- **Given data**
····················

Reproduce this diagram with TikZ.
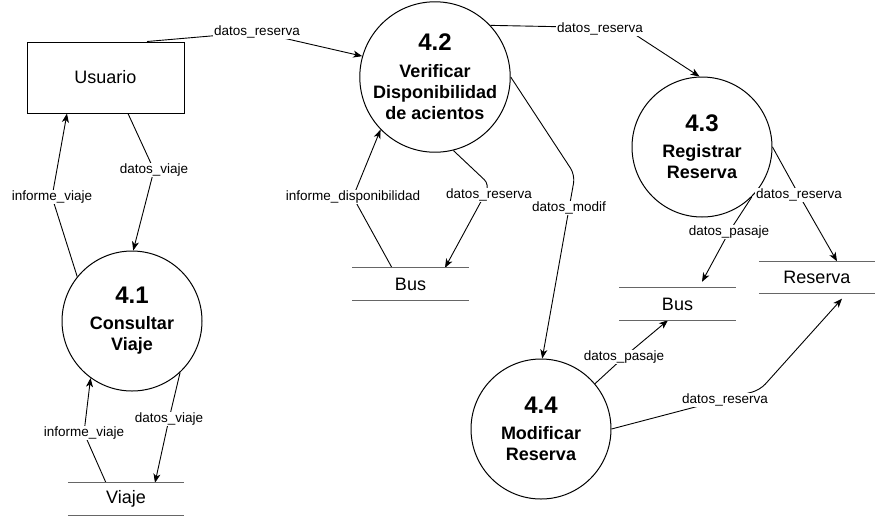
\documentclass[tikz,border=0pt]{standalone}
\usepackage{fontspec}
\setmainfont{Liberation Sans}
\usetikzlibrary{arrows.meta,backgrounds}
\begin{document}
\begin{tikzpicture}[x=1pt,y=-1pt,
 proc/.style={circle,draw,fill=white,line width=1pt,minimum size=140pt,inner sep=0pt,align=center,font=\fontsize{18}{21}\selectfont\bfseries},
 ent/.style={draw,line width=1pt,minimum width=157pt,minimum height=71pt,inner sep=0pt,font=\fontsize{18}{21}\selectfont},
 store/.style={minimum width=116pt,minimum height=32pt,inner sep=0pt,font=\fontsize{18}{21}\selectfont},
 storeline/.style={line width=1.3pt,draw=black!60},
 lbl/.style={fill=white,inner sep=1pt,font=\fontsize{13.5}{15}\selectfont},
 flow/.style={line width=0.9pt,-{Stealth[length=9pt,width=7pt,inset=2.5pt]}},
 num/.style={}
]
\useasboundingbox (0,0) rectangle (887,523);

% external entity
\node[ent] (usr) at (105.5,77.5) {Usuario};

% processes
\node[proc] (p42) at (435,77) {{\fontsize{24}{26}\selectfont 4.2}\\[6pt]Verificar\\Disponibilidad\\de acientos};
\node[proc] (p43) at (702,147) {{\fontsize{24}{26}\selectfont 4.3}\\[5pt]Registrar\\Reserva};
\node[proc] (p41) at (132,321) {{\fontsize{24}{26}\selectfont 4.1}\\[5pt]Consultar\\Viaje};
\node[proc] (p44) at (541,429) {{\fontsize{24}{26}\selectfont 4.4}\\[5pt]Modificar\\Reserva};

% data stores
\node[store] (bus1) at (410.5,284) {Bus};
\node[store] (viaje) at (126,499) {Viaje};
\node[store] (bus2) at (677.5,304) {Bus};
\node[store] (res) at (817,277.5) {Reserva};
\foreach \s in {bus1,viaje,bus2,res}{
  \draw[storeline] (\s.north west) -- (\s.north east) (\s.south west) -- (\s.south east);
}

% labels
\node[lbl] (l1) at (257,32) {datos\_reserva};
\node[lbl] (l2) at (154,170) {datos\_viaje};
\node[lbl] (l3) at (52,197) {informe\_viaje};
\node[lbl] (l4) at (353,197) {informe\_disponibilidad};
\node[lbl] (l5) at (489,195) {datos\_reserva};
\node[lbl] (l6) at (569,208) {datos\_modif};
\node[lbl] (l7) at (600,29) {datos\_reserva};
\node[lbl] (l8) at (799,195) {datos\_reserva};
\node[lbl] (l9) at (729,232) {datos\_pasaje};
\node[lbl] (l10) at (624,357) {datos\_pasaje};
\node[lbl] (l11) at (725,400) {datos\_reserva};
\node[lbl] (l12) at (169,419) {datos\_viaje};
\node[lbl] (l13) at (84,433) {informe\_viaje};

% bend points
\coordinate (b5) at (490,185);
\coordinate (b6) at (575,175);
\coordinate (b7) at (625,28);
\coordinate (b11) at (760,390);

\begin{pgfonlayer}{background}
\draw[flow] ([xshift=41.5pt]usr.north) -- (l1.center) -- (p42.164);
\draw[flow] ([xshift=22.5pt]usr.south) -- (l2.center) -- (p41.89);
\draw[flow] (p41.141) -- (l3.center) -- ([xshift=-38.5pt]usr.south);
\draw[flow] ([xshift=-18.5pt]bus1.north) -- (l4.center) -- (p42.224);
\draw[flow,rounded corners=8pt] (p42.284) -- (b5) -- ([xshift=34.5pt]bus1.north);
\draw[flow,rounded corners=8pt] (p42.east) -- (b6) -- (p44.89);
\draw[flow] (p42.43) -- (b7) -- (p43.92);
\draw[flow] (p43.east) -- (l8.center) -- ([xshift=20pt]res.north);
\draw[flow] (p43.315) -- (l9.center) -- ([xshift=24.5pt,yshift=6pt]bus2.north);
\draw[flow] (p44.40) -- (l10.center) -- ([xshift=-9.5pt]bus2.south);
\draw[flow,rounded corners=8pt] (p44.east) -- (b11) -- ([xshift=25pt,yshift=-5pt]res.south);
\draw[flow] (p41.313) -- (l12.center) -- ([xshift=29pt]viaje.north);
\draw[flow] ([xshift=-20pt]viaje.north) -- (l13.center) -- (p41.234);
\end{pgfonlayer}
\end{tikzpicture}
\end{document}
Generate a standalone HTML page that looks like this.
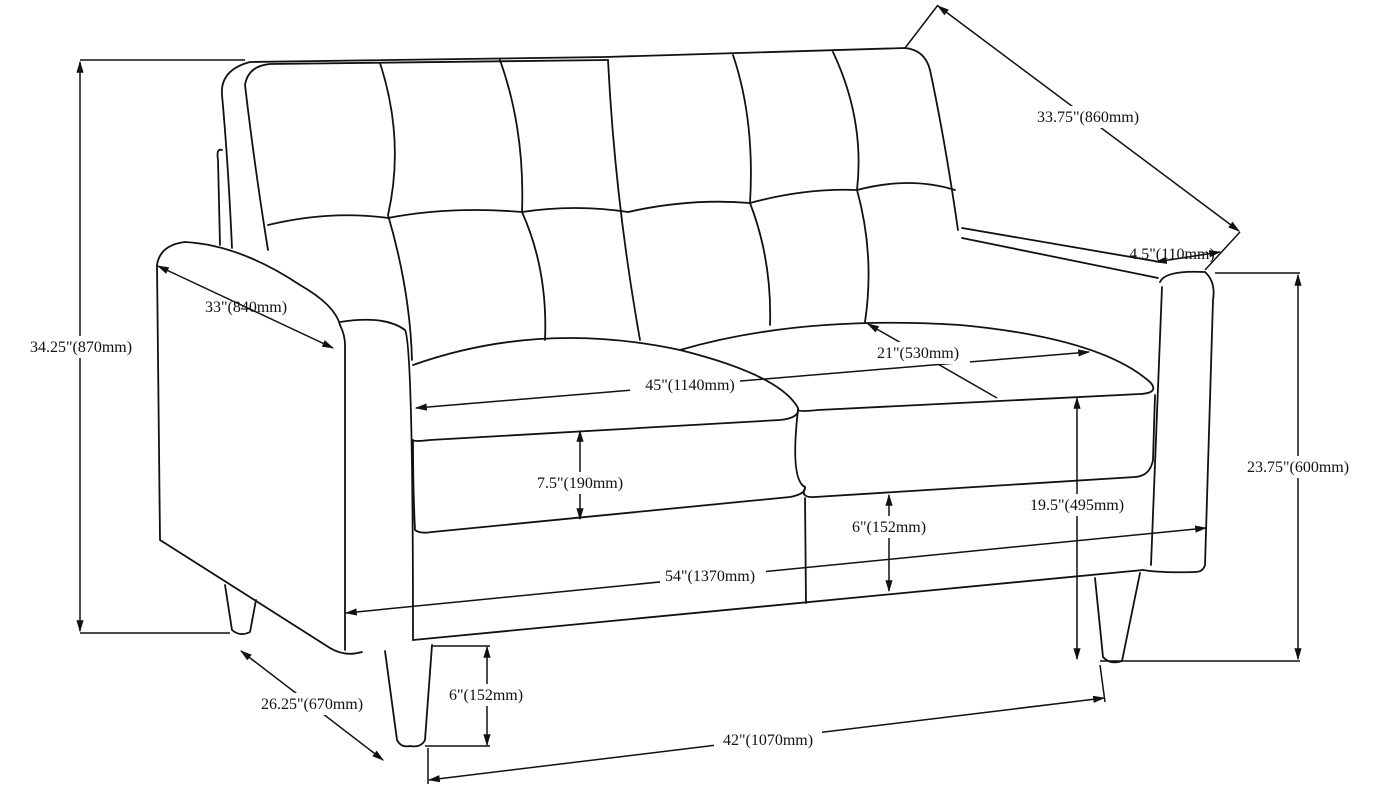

····················

Without the pictures, restate all of the entries above verbatim.

- **Exercise answer**
Reproduce this diagram with TikZ.
\documentclass[tikz,border=0pt]{standalone}
\usepackage{fontspec}
\setmainfont{Liberation Sans}
\usetikzlibrary{arrows.meta,backgrounds}
\begin{document}
\begin{tikzpicture}[x=1pt,y=-1pt,
 proc/.style={circle,draw,fill=white,line width=1pt,minimum size=140pt,inner sep=0pt,align=center,font=\fontsize{18}{21}\selectfont\bfseries},
 ent/.style={draw,line width=1pt,minimum width=157pt,minimum height=71pt,inner sep=0pt,font=\fontsize{18}{21}\selectfont},
 store/.style={minimum width=116pt,minimum height=32pt,inner sep=0pt,font=\fontsize{18}{21}\selectfont},
 storeline/.style={line width=1.3pt,draw=black!60},
 lbl/.style={fill=white,inner sep=1pt,font=\fontsize{13.5}{15}\selectfont},
 flow/.style={line width=0.9pt,-{Stealth[length=9pt,width=7pt,inset=2.5pt]}},
 num/.style={}
]
\useasboundingbox (0,0) rectangle (887,523);

% external entity
\node[ent] (usr) at (105.5,77.5) {Usuario};

% processes
\node[proc] (p42) at (435,77) {{\fontsize{24}{26}\selectfont 4.2}\\[6pt]Verificar\\Disponibilidad\\de acientos};
\node[proc] (p43) at (702,147) {{\fontsize{24}{26}\selectfont 4.3}\\[5pt]Registrar\\Reserva};
\node[proc] (p41) at (132,321) {{\fontsize{24}{26}\selectfont 4.1}\\[5pt]Consultar\\Viaje};
\node[proc] (p44) at (541,429) {{\fontsize{24}{26}\selectfont 4.4}\\[5pt]Modificar\\Reserva};

% data stores
\node[store] (bus1) at (410.5,284) {Bus};
\node[store] (viaje) at (126,499) {Viaje};
\node[store] (bus2) at (677.5,304) {Bus};
\node[store] (res) at (817,277.5) {Reserva};
\foreach \s in {bus1,viaje,bus2,res}{
  \draw[storeline] (\s.north west) -- (\s.north east) (\s.south west) -- (\s.south east);
}

% labels
\node[lbl] (l1) at (257,32) {datos\_reserva};
\node[lbl] (l2) at (154,170) {datos\_viaje};
\node[lbl] (l3) at (52,197) {informe\_viaje};
\node[lbl] (l4) at (353,197) {informe\_disponibilidad};
\node[lbl] (l5) at (489,195) {datos\_reserva};
\node[lbl] (l6) at (569,208) {datos\_modif};
\node[lbl] (l7) at (600,29) {datos\_reserva};
\node[lbl] (l8) at (799,195) {datos\_reserva};
\node[lbl] (l9) at (729,232) {datos\_pasaje};
\node[lbl] (l10) at (624,357) {datos\_pasaje};
\node[lbl] (l11) at (725,400) {datos\_reserva};
\node[lbl] (l12) at (169,419) {datos\_viaje};
\node[lbl] (l13) at (84,433) {informe\_viaje};

% bend points
\coordinate (b5) at (490,185);
\coordinate (b6) at (575,175);
\coordinate (b7) at (625,28);
\coordinate (b11) at (760,390);

\begin{pgfonlayer}{background}
\draw[flow] ([xshift=41.5pt]usr.north) -- (l1.center) -- (p42.164);
\draw[flow] ([xshift=22.5pt]usr.south) -- (l2.center) -- (p41.89);
\draw[flow] (p41.141) -- (l3.center) -- ([xshift=-38.5pt]usr.south);
\draw[flow] ([xshift=-18.5pt]bus1.north) -- (l4.center) -- (p42.224);
\draw[flow,rounded corners=8pt] (p42.284) -- (b5) -- ([xshift=34.5pt]bus1.north);
\draw[flow,rounded corners=8pt] (p42.east) -- (b6) -- (p44.89);
\draw[flow] (p42.43) -- (b7) -- (p43.92);
\draw[flow] (p43.east) -- (l8.center) -- ([xshift=20pt]res.north);
\draw[flow] (p43.315) -- (l9.center) -- ([xshift=24.5pt,yshift=6pt]bus2.north);
\draw[flow] (p44.40) -- (l10.center) -- ([xshift=-9.5pt]bus2.south);
\draw[flow,rounded corners=8pt] (p44.east) -- (b11) -- ([xshift=25pt,yshift=-5pt]res.south);
\draw[flow] (p41.313) -- (l12.center) -- ([xshift=29pt]viaje.north);
\draw[flow] ([xshift=-20pt]viaje.north) -- (l13.center) -- (p41.234);
\end{pgfonlayer}
\end{tikzpicture}
\end{document}
Generate a standalone HTML page that looks like this.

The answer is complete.